» **Source excerpt**
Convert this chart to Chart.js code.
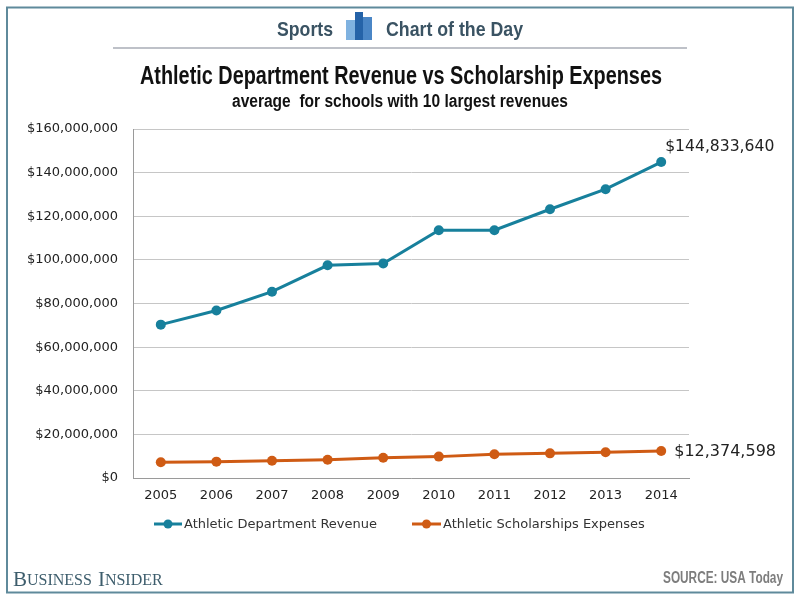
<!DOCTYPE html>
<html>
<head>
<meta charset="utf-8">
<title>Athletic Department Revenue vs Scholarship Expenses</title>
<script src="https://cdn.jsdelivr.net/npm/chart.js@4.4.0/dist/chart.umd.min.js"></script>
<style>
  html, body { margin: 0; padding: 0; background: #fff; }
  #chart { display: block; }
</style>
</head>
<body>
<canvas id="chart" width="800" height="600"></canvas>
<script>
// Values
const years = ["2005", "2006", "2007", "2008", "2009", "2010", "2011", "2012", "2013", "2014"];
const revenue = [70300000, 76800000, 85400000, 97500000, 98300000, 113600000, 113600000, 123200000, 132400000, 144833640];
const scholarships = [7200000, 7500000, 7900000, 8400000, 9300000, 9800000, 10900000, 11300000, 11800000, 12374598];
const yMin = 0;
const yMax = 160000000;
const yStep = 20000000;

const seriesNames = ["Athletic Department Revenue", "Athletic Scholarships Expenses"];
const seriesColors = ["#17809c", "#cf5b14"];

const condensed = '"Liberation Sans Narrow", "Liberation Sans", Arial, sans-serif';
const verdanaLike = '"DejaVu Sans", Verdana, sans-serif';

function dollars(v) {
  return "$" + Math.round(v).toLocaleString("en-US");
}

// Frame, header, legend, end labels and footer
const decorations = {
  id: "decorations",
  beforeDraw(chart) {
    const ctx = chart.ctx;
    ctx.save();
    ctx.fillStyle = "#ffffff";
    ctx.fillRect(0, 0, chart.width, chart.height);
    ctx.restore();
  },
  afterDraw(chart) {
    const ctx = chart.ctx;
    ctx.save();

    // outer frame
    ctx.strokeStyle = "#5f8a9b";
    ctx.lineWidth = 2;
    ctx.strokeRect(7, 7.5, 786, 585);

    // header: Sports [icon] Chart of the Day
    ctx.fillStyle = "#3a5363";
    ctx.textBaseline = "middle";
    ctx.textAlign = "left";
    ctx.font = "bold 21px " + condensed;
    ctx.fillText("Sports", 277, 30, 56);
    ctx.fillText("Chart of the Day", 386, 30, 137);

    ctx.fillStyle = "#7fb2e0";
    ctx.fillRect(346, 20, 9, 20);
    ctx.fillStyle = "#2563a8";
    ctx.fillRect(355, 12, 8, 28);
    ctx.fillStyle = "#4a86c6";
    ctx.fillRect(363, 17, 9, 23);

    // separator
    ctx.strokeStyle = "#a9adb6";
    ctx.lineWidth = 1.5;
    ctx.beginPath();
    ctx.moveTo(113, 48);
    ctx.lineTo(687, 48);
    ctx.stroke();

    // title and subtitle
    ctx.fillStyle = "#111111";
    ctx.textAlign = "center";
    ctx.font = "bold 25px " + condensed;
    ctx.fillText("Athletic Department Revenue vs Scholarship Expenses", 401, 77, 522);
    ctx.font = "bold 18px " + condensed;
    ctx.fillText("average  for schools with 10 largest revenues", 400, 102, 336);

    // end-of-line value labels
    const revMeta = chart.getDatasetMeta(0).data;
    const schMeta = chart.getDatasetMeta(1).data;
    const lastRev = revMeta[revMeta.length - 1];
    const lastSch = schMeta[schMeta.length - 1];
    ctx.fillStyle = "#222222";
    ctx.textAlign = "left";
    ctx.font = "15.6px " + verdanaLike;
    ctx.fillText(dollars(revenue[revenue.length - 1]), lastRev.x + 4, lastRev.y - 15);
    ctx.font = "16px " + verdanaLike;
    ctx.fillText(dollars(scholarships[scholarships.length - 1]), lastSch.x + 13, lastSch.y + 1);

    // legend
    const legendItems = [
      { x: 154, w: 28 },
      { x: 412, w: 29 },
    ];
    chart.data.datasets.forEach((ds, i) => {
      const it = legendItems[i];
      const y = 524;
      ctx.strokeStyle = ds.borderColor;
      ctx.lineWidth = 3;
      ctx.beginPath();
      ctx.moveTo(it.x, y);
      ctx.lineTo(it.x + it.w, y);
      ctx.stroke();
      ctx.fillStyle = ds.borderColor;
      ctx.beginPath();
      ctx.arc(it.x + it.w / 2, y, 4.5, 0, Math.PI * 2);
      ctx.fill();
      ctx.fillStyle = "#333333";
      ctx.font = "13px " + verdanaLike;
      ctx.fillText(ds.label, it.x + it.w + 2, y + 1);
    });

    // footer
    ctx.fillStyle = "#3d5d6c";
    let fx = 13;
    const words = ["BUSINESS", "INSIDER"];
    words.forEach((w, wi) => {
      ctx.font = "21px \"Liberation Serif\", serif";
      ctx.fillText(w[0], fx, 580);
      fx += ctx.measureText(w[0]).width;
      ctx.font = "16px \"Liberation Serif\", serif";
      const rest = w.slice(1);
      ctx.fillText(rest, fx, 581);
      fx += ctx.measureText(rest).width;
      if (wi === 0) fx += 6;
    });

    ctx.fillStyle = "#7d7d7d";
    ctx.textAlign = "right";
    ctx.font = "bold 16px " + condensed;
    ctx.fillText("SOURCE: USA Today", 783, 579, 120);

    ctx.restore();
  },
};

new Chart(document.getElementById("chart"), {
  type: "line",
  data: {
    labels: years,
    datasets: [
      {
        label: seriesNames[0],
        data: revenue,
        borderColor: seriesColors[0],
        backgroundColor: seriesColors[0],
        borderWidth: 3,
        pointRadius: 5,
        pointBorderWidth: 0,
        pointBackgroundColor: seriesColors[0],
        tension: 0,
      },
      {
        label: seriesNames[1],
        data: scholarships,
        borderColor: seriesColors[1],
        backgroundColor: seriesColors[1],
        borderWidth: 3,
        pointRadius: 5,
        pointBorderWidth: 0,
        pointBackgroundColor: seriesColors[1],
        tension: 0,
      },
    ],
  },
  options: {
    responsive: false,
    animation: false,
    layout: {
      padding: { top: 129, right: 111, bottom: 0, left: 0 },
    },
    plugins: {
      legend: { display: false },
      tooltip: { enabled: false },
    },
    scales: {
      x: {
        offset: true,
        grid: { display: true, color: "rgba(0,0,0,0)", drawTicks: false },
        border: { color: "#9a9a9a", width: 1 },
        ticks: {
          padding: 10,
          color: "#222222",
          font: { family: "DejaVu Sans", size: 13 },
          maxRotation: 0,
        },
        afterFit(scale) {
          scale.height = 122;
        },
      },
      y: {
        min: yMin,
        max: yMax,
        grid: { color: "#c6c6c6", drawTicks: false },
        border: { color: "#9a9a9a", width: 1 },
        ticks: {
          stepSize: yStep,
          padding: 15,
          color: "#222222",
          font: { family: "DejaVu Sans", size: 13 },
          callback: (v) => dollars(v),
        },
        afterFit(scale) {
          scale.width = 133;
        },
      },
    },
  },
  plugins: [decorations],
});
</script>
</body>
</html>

» **Task details**
Write out each line of the data exactly; the images should be left out.

» **Solution to this problem**
Convert this chart to Chart.js code.
<!DOCTYPE html>
<html>
<head>
<meta charset="utf-8">
<title>Athletic Department Revenue vs Scholarship Expenses</title>
<script src="https://cdn.jsdelivr.net/npm/chart.js@4.4.0/dist/chart.umd.min.js"></script>
<style>
  html, body { margin: 0; padding: 0; background: #fff; }
  #chart { display: block; }
</style>
</head>
<body>
<canvas id="chart" width="800" height="600"></canvas>
<script>
// Values
const years = ["2005", "2006", "2007", "2008", "2009", "2010", "2011", "2012", "2013", "2014"];
const revenue = [70300000, 76800000, 85400000, 97500000, 98300000, 113600000, 113600000, 123200000, 132400000, 144833640];
const scholarships = [7200000, 7500000, 7900000, 8400000, 9300000, 9800000, 10900000, 11300000, 11800000, 12374598];
const yMin = 0;
const yMax = 160000000;
const yStep = 20000000;

const seriesNames = ["Athletic Department Revenue", "Athletic Scholarships Expenses"];
const seriesColors = ["#17809c", "#cf5b14"];

const condensed = '"Liberation Sans Narrow", "Liberation Sans", Arial, sans-serif';
const verdanaLike = '"DejaVu Sans", Verdana, sans-serif';

function dollars(v) {
  return "$" + Math.round(v).toLocaleString("en-US");
}

// Frame, header, legend, end labels and footer
const decorations = {
  id: "decorations",
  beforeDraw(chart) {
    const ctx = chart.ctx;
    ctx.save();
    ctx.fillStyle = "#ffffff";
    ctx.fillRect(0, 0, chart.width, chart.height);
    ctx.restore();
  },
  afterDraw(chart) {
    const ctx = chart.ctx;
    ctx.save();

    // outer frame
    ctx.strokeStyle = "#5f8a9b";
    ctx.lineWidth = 2;
    ctx.strokeRect(7, 7.5, 786, 585);

    // header: Sports [icon] Chart of the Day
    ctx.fillStyle = "#3a5363";
    ctx.textBaseline = "middle";
    ctx.textAlign = "left";
    ctx.font = "bold 21px " + condensed;
    ctx.fillText("Sports", 277, 30, 56);
    ctx.fillText("Chart of the Day", 386, 30, 137);

    ctx.fillStyle = "#7fb2e0";
    ctx.fillRect(346, 20, 9, 20);
    ctx.fillStyle = "#2563a8";
    ctx.fillRect(355, 12, 8, 28);
    ctx.fillStyle = "#4a86c6";
    ctx.fillRect(363, 17, 9, 23);

    // separator
    ctx.strokeStyle = "#a9adb6";
    ctx.lineWidth = 1.5;
    ctx.beginPath();
    ctx.moveTo(113, 48);
    ctx.lineTo(687, 48);
    ctx.stroke();

    // title and subtitle
    ctx.fillStyle = "#111111";
    ctx.textAlign = "center";
    ctx.font = "bold 25px " + condensed;
    ctx.fillText("Athletic Department Revenue vs Scholarship Expenses", 401, 77, 522);
    ctx.font = "bold 18px " + condensed;
    ctx.fillText("average  for schools with 10 largest revenues", 400, 102, 336);

    // end-of-line value labels
    const revMeta = chart.getDatasetMeta(0).data;
    const schMeta = chart.getDatasetMeta(1).data;
    const lastRev = revMeta[revMeta.length - 1];
    const lastSch = schMeta[schMeta.length - 1];
    ctx.fillStyle = "#222222";
    ctx.textAlign = "left";
    ctx.font = "15.6px " + verdanaLike;
    ctx.fillText(dollars(revenue[revenue.length - 1]), lastRev.x + 4, lastRev.y - 15);
    ctx.font = "16px " + verdanaLike;
    ctx.fillText(dollars(scholarships[scholarships.length - 1]), lastSch.x + 13, lastSch.y + 1);

    // legend
    const legendItems = [
      { x: 154, w: 28 },
      { x: 412, w: 29 },
    ];
    chart.data.datasets.forEach((ds, i) => {
      const it = legendItems[i];
      const y = 524;
      ctx.strokeStyle = ds.borderColor;
      ctx.lineWidth = 3;
      ctx.beginPath();
      ctx.moveTo(it.x, y);
      ctx.lineTo(it.x + it.w, y);
      ctx.stroke();
      ctx.fillStyle = ds.borderColor;
      ctx.beginPath();
      ctx.arc(it.x + it.w / 2, y, 4.5, 0, Math.PI * 2);
      ctx.fill();
      ctx.fillStyle = "#333333";
      ctx.font = "13px " + verdanaLike;
      ctx.fillText(ds.label, it.x + it.w + 2, y + 1);
    });

    // footer
    ctx.fillStyle = "#3d5d6c";
    let fx = 13;
    const words = ["BUSINESS", "INSIDER"];
    words.forEach((w, wi) => {
      ctx.font = "21px \"Liberation Serif\", serif";
      ctx.fillText(w[0], fx, 580);
      fx += ctx.measureText(w[0]).width;
      ctx.font = "16px \"Liberation Serif\", serif";
      const rest = w.slice(1);
      ctx.fillText(rest, fx, 581);
      fx += ctx.measureText(rest).width;
      if (wi === 0) fx += 6;
    });

    ctx.fillStyle = "#7d7d7d";
    ctx.textAlign = "right";
    ctx.font = "bold 16px " + condensed;
    ctx.fillText("SOURCE: USA Today", 783, 579, 120);

    ctx.restore();
  },
};

new Chart(document.getElementById("chart"), {
  type: "line",
  data: {
    labels: years,
    datasets: [
      {
        label: seriesNames[0],
        data: revenue,
        borderColor: seriesColors[0],
        backgroundColor: seriesColors[0],
        borderWidth: 3,
        pointRadius: 5,
        pointBorderWidth: 0,
        pointBackgroundColor: seriesColors[0],
        tension: 0,
      },
      {
        label: seriesNames[1],
        data: scholarships,
        borderColor: seriesColors[1],
        backgroundColor: seriesColors[1],
        borderWidth: 3,
        pointRadius: 5,
        pointBorderWidth: 0,
        pointBackgroundColor: seriesColors[1],
        tension: 0,
      },
    ],
  },
  options: {
    responsive: false,
    animation: false,
    layout: {
      padding: { top: 129, right: 111, bottom: 0, left: 0 },
    },
    plugins: {
      legend: { display: false },
      tooltip: { enabled: false },
    },
    scales: {
      x: {
        offset: true,
        grid: { display: true, color: "rgba(0,0,0,0)", drawTicks: false },
        border: { color: "#9a9a9a", width: 1 },
        ticks: {
          padding: 10,
          color: "#222222",
          font: { family: "DejaVu Sans", size: 13 },
          maxRotation: 0,
        },
        afterFit(scale) {
          scale.height = 122;
        },
      },
      y: {
        min: yMin,
        max: yMax,
        grid: { color: "#c6c6c6", drawTicks: false },
        border: { color: "#9a9a9a", width: 1 },
        ticks: {
          stepSize: yStep,
          padding: 15,
          color: "#222222",
          font: { family: "DejaVu Sans", size: 13 },
          callback: (v) => dollars(v),
        },
        afterFit(scale) {
          scale.width = 133;
        },
      },
    },
  },
  plugins: [decorations],
});
</script>
</body>
</html>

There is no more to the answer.